Desde há algumas décadas
que se sabia, contudo, que faltava à colecção dos Aflitos um dos seus mais
interessantes ex-votos, ainda do século XVIII. Observado e registado pela
investigadora Maria Tavares Transmontano, que copiou e publicou a sua inscrição
na sua “Monografia de Portalegre” (1997), terá levado descaminho entre 1965 e
1975. Era dado como perdido, sem se saber sequer se o desaparecimento seria
devido a roubo ou a venda indevida. Nem uma foto ficara dele…
Há poucos dias, folheando
o volumoso catálogo intitulado “Christus”, editado no Porto pela Irmandade dos
Clérigos como veículo de divulgação da colecção de imagens de Cristo que agora
aí se expõem, após doação da colecção do Dr. António Miranda, deparei-me na página
171 com o ex-voto desaparecido do Santuário do Senhor dos Aflitos. Calcularão o
que sentiu este investigador e defensor do património religioso da sua terra e
de outras terras…
Registado com o número de
inventário ICP 1576, tem 24,6 cm de altura por 39,4 de largura. É uma pintura a
óleo sobre madeira, datada de 1777, com a seguinte inscrição (sou fiel à
ortografia original): “Milagre que fes o
Senhore dos Afelitos a Francico Antonio que foi cazeiro na erdade do Alcade que
sendo acometido por hum lobo deramado este ce lhe lancou aos peitos de que
resultou o bradar pelo Senhore dos Aflitos imediatamente o dito lobo se retirou
ficando o dito devoto sem nen huma lezaõ foi feito este milagre no anno de 1777”.
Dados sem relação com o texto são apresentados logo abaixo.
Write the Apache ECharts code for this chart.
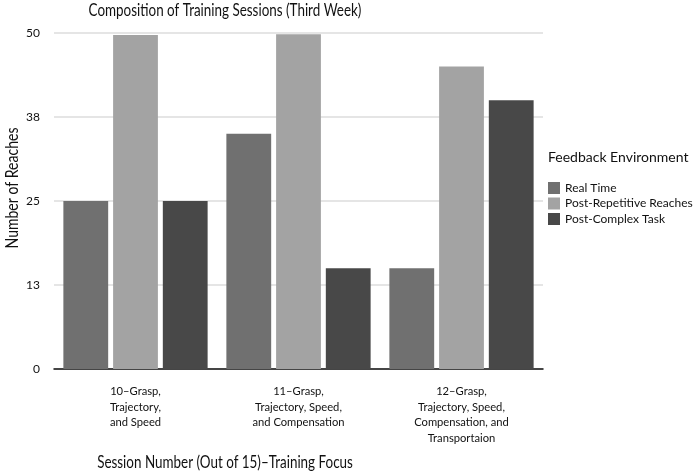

A mão, popular, que executou esta obra foi também autora de outras pinturas
existentes no Santuário, tendo inclusive repintado os ex-votos mais antigos.
Impõem-se, agora, todas
as necessárias diligências para que o seu volte ao seu dono e o “prodígio” se
complete. A Paróquia dos Fortios e a Diocese não deixarão morrer decerto o
assunto. Sabemos agora onde está e quem lá o depositou. Só não sabemos como
chegou às mãos do coleccionador…
Tantos anos depois, bem
podem os portalegrenses dizer como escreviam os antigos autores dessas
pinturinhas: “Milagre que fez o Senhor dos Aflitos…”
(Artigo publicado no jornal "Alto Alentejo", nº. 584, de 25 de Julho/2018.)